WRITTEN EXERCISE
All the data below goes into the copy word for word, but the pictures don't.

COLLECTED MATERIAL
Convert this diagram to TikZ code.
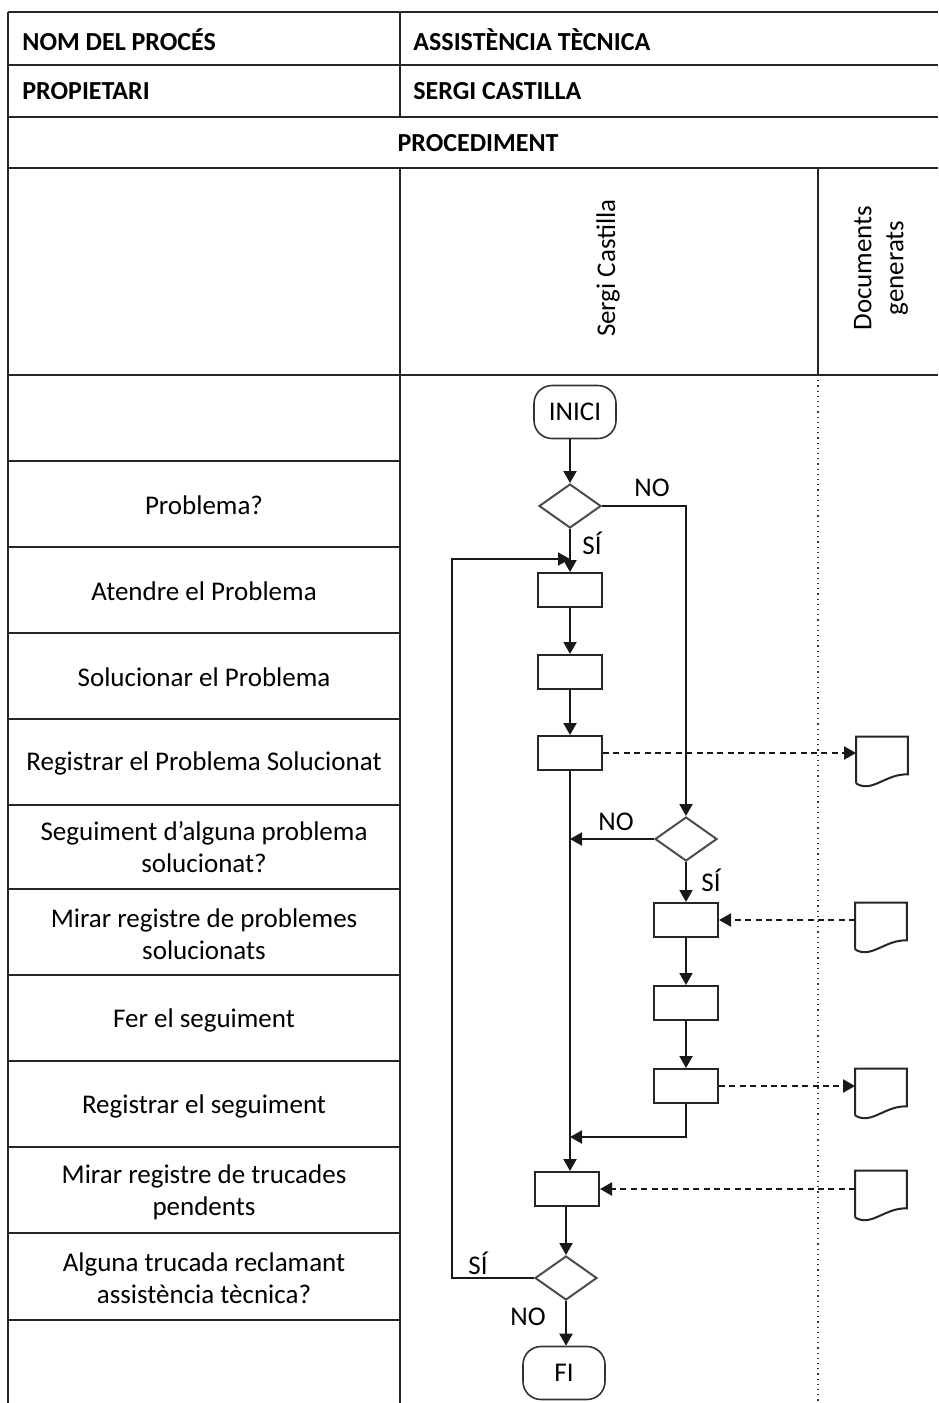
\documentclass[tikz,border=0pt]{standalone}
\usepackage{fontspec}
\setmainfont{Carlito}
\usetikzlibrary{shapes.geometric,arrows.meta,calc}
\newcommand{\fs}{\fontsize{13}{16}\selectfont}
\newcommand{\fb}{\fontsize{13.5}{16}\selectfont}

\begin{document}
\begin{tikzpicture}[x=0.5pt,y=-0.5pt,
  grid/.style={line width=1.1pt, draw=black!85},
  lane/.style={line width=0.6pt, draw=black!80, dotted},
  flow/.style={line width=1pt, draw=black!90, -{Triangle[length=6pt,width=6.5pt]}},
  docflow/.style={flow, dash pattern=on 3pt off 2.2pt},
  task/.style={draw=black!85, line width=1pt, minimum width=32pt, minimum height=17pt, inner sep=0pt},
  choice/.style={diamond, draw=black!70, line width=1pt, minimum width=31pt, minimum height=22pt, inner sep=0pt},
  term/.style={draw=black!80, line width=0.8pt, rounded corners=9pt, minimum width=41pt, minimum height=26.5pt, inner sep=0pt, font=\fb},
  docbox/.style={minimum width=25.5pt, minimum height=23pt, inner sep=0pt},
  docline/.style={draw=black!85, line width=1pt},
  lbl/.style={font=\fb, inner sep=0pt},
  rowtxt/.style={font=\fb, align=center, inner sep=0pt},
  head/.style={font=\fs\bfseries, anchor=west, inner sep=0pt},
]
\useasboundingbox[fill=white] (0,0) rectangle (938,1403);

% ---- table frame ----
\foreach \y in {12,65,117,168,375} \draw[grid] (8,\y) -- (938,\y);
\foreach \y in {461,547,633,719,805,889,975,1061,1147,1233,1320} \draw[grid] (8,\y) -- (400,\y);
\draw[grid] (8,12) -- (8,1403);
\draw[grid] (400,12) -- (400,117);
\draw[grid] (400,168) -- (400,1403);
\draw[grid] (818,168) -- (818,375);
\draw[lane] (818,375) -- (818,1403);

% ---- header ----
\node[head] (hname) at (22,40) {NOM DEL PROCÉS};
\node[head] (hnameval) at (413,40) {ASSISTÈNCIA TÈCNICA};
\node[head] (howner) at (22,91) {PROPIETARI};
\node[head] (hownerval) at (413,91) {SERGI CASTILLA};
\node[font=\fs\bfseries, inner sep=0pt] (hproc) at (478,143) {PROCEDIMENT};
\node[font=\fb, rotate=90, inner sep=0pt] (lane1) at (608,268) {Sergi Castilla};
\node[font=\fb, rotate=90, align=center, inner sep=0pt] (lane2) at (881,268) {Documents\\generats};

% ---- step descriptions ----
\node[rowtxt] (r1) at (204,505) {Problema?};
\node[rowtxt] (r2) at (204,591) {Atendre el Problema};
\node[rowtxt] (r3) at (204,677) {Solucionar el Problema};
\node[rowtxt] (r4) at (204,763) {Registrar el Problema Solucionat};
\node[rowtxt] (r5) at (204,847) {Seguiment d’alguna problema\\solucionat?};
\node[rowtxt] (r6) at (204,934) {Mirar registre de problemes\\solucionats};
\node[rowtxt] (r7) at (204,1020) {Fer el seguiment};
\node[rowtxt] (r8) at (204,1106) {Registrar el seguiment};
\node[rowtxt] (r9) at (204,1192) {Mirar registre de trucades\\pendents};
\node[rowtxt] (r10) at (204,1278) {Alguna trucada reclamant\\assistència tècnica?};

% ---- flowchart nodes ----
\node[term] (start) at (575,412) {INICI};
\node[choice] (q1) at (570,506) {};
\node[task] (t1) at (570,590) {};
\node[task] (t2) at (570,672) {};
\node[task] (t3) at (570,753) {};
\node[choice] (q2) at (686,839) {};
\node[task] (t4) at (686,920) {};
\node[task] (t5) at (686,1003) {};
\node[task] (t6) at (686,1086) {};
\node[task] (t7) at (567,1189) {};
\node[choice] (q3) at (566,1278) {};
\node[term] (end) at (564,1373) {FI};

% documents
\node[docbox] (d1) at (882,760) {};
\node[docbox] (d2) at (881,926) {};
\node[docbox] (d3) at (881,1092) {};
\node[docbox] (d4) at (881,1194) {};
\foreach \d in {d1,d2,d3,d4}
  \draw[docline] (\d.south west) -- (\d.north west) -- (\d.north east) -- ($(\d.south east)+(0,-9)$)
    .. controls ($(\d.south east)+(-22,-10)$) and ($(\d.south west)+(16,10)$) .. (\d.south west);

% ---- connectors ----
\coordinate (back) at (452,559);
\coordinate (join) at (570,1137);
\draw[flow] (start.south -| q1) -- (q1.north);
\draw[flow] (q1) -- (t1);
\draw[flow] (t1) -- (t2);
\draw[flow] (t2) -- (t3);
\draw[flow] (q1.east) -| (q2.north);
\draw[flow] (q2.west) -- (q2.west -| t3);
\draw[flow] (q2) -- (t4);
\draw[flow] (t4) -- (t5);
\draw[flow] (t5) -- (t6);
\draw[flow] (t6.south) |- (join);
\draw[flow] (t3.south) -- (t3.south |- t7.north);
\draw[flow] (t7.south -| q3) -- (q3.north);
\draw[flow] (q3.south) -- (q3.south |- end.north);
\draw[flow] (q3.west) -| (back) -- (back -| t1);

\draw[docflow] (t3.east) -- (t3.east -| d1.west);
\draw[docflow] (t4.east -| d2.west) -- (t4.east);
\draw[docflow] (t6.east) -- (t6.east -| d3.west);
\draw[docflow] (t7.east -| d4.west) -- (t7.east);

% ---- branch labels ----
\node[lbl] (no1) at (652,488) {NO};
\node[lbl] (si1) at (592,543) {SÍ};
\node[lbl] (no2) at (616,822) {NO};
\node[lbl] (si2) at (711,880) {SÍ};
\node[lbl] (si3) at (478,1263) {SÍ};
\node[lbl] (no3) at (528,1317) {NO};
\end{tikzpicture}
\end{document}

EXERCISE RESPONSE
Convert this diagram to TikZ code.
\documentclass[tikz,border=0pt]{standalone}
\usepackage{fontspec}
\setmainfont{Carlito}
\usetikzlibrary{shapes.geometric,arrows.meta,calc}
\newcommand{\fs}{\fontsize{13}{16}\selectfont}
\newcommand{\fb}{\fontsize{13.5}{16}\selectfont}

\begin{document}
\begin{tikzpicture}[x=0.5pt,y=-0.5pt,
  grid/.style={line width=1.1pt, draw=black!85},
  lane/.style={line width=0.6pt, draw=black!80, dotted},
  flow/.style={line width=1pt, draw=black!90, -{Triangle[length=6pt,width=6.5pt]}},
  docflow/.style={flow, dash pattern=on 3pt off 2.2pt},
  task/.style={draw=black!85, line width=1pt, minimum width=32pt, minimum height=17pt, inner sep=0pt},
  choice/.style={diamond, draw=black!70, line width=1pt, minimum width=31pt, minimum height=22pt, inner sep=0pt},
  term/.style={draw=black!80, line width=0.8pt, rounded corners=9pt, minimum width=41pt, minimum height=26.5pt, inner sep=0pt, font=\fb},
  docbox/.style={minimum width=25.5pt, minimum height=23pt, inner sep=0pt},
  docline/.style={draw=black!85, line width=1pt},
  lbl/.style={font=\fb, inner sep=0pt},
  rowtxt/.style={font=\fb, align=center, inner sep=0pt},
  head/.style={font=\fs\bfseries, anchor=west, inner sep=0pt},
]
\useasboundingbox[fill=white] (0,0) rectangle (938,1403);

% ---- table frame ----
\foreach \y in {12,65,117,168,375} \draw[grid] (8,\y) -- (938,\y);
\foreach \y in {461,547,633,719,805,889,975,1061,1147,1233,1320} \draw[grid] (8,\y) -- (400,\y);
\draw[grid] (8,12) -- (8,1403);
\draw[grid] (400,12) -- (400,117);
\draw[grid] (400,168) -- (400,1403);
\draw[grid] (818,168) -- (818,375);
\draw[lane] (818,375) -- (818,1403);

% ---- header ----
\node[head] (hname) at (22,40) {NOM DEL PROCÉS};
\node[head] (hnameval) at (413,40) {ASSISTÈNCIA TÈCNICA};
\node[head] (howner) at (22,91) {PROPIETARI};
\node[head] (hownerval) at (413,91) {SERGI CASTILLA};
\node[font=\fs\bfseries, inner sep=0pt] (hproc) at (478,143) {PROCEDIMENT};
\node[font=\fb, rotate=90, inner sep=0pt] (lane1) at (608,268) {Sergi Castilla};
\node[font=\fb, rotate=90, align=center, inner sep=0pt] (lane2) at (881,268) {Documents\\generats};

% ---- step descriptions ----
\node[rowtxt] (r1) at (204,505) {Problema?};
\node[rowtxt] (r2) at (204,591) {Atendre el Problema};
\node[rowtxt] (r3) at (204,677) {Solucionar el Problema};
\node[rowtxt] (r4) at (204,763) {Registrar el Problema Solucionat};
\node[rowtxt] (r5) at (204,847) {Seguiment d’alguna problema\\solucionat?};
\node[rowtxt] (r6) at (204,934) {Mirar registre de problemes\\solucionats};
\node[rowtxt] (r7) at (204,1020) {Fer el seguiment};
\node[rowtxt] (r8) at (204,1106) {Registrar el seguiment};
\node[rowtxt] (r9) at (204,1192) {Mirar registre de trucades\\pendents};
\node[rowtxt] (r10) at (204,1278) {Alguna trucada reclamant\\assistència tècnica?};

% ---- flowchart nodes ----
\node[term] (start) at (575,412) {INICI};
\node[choice] (q1) at (570,506) {};
\node[task] (t1) at (570,590) {};
\node[task] (t2) at (570,672) {};
\node[task] (t3) at (570,753) {};
\node[choice] (q2) at (686,839) {};
\node[task] (t4) at (686,920) {};
\node[task] (t5) at (686,1003) {};
\node[task] (t6) at (686,1086) {};
\node[task] (t7) at (567,1189) {};
\node[choice] (q3) at (566,1278) {};
\node[term] (end) at (564,1373) {FI};

% documents
\node[docbox] (d1) at (882,760) {};
\node[docbox] (d2) at (881,926) {};
\node[docbox] (d3) at (881,1092) {};
\node[docbox] (d4) at (881,1194) {};
\foreach \d in {d1,d2,d3,d4}
  \draw[docline] (\d.south west) -- (\d.north west) -- (\d.north east) -- ($(\d.south east)+(0,-9)$)
    .. controls ($(\d.south east)+(-22,-10)$) and ($(\d.south west)+(16,10)$) .. (\d.south west);

% ---- connectors ----
\coordinate (back) at (452,559);
\coordinate (join) at (570,1137);
\draw[flow] (start.south -| q1) -- (q1.north);
\draw[flow] (q1) -- (t1);
\draw[flow] (t1) -- (t2);
\draw[flow] (t2) -- (t3);
\draw[flow] (q1.east) -| (q2.north);
\draw[flow] (q2.west) -- (q2.west -| t3);
\draw[flow] (q2) -- (t4);
\draw[flow] (t4) -- (t5);
\draw[flow] (t5) -- (t6);
\draw[flow] (t6.south) |- (join);
\draw[flow] (t3.south) -- (t3.south |- t7.north);
\draw[flow] (t7.south -| q3) -- (q3.north);
\draw[flow] (q3.south) -- (q3.south |- end.north);
\draw[flow] (q3.west) -| (back) -- (back -| t1);

\draw[docflow] (t3.east) -- (t3.east -| d1.west);
\draw[docflow] (t4.east -| d2.west) -- (t4.east);
\draw[docflow] (t6.east) -- (t6.east -| d3.west);
\draw[docflow] (t7.east -| d4.west) -- (t7.east);

% ---- branch labels ----
\node[lbl] (no1) at (652,488) {NO};
\node[lbl] (si1) at (592,543) {SÍ};
\node[lbl] (no2) at (616,822) {NO};
\node[lbl] (si2) at (711,880) {SÍ};
\node[lbl] (si3) at (478,1263) {SÍ};
\node[lbl] (no3) at (528,1317) {NO};
\end{tikzpicture}
\end{document}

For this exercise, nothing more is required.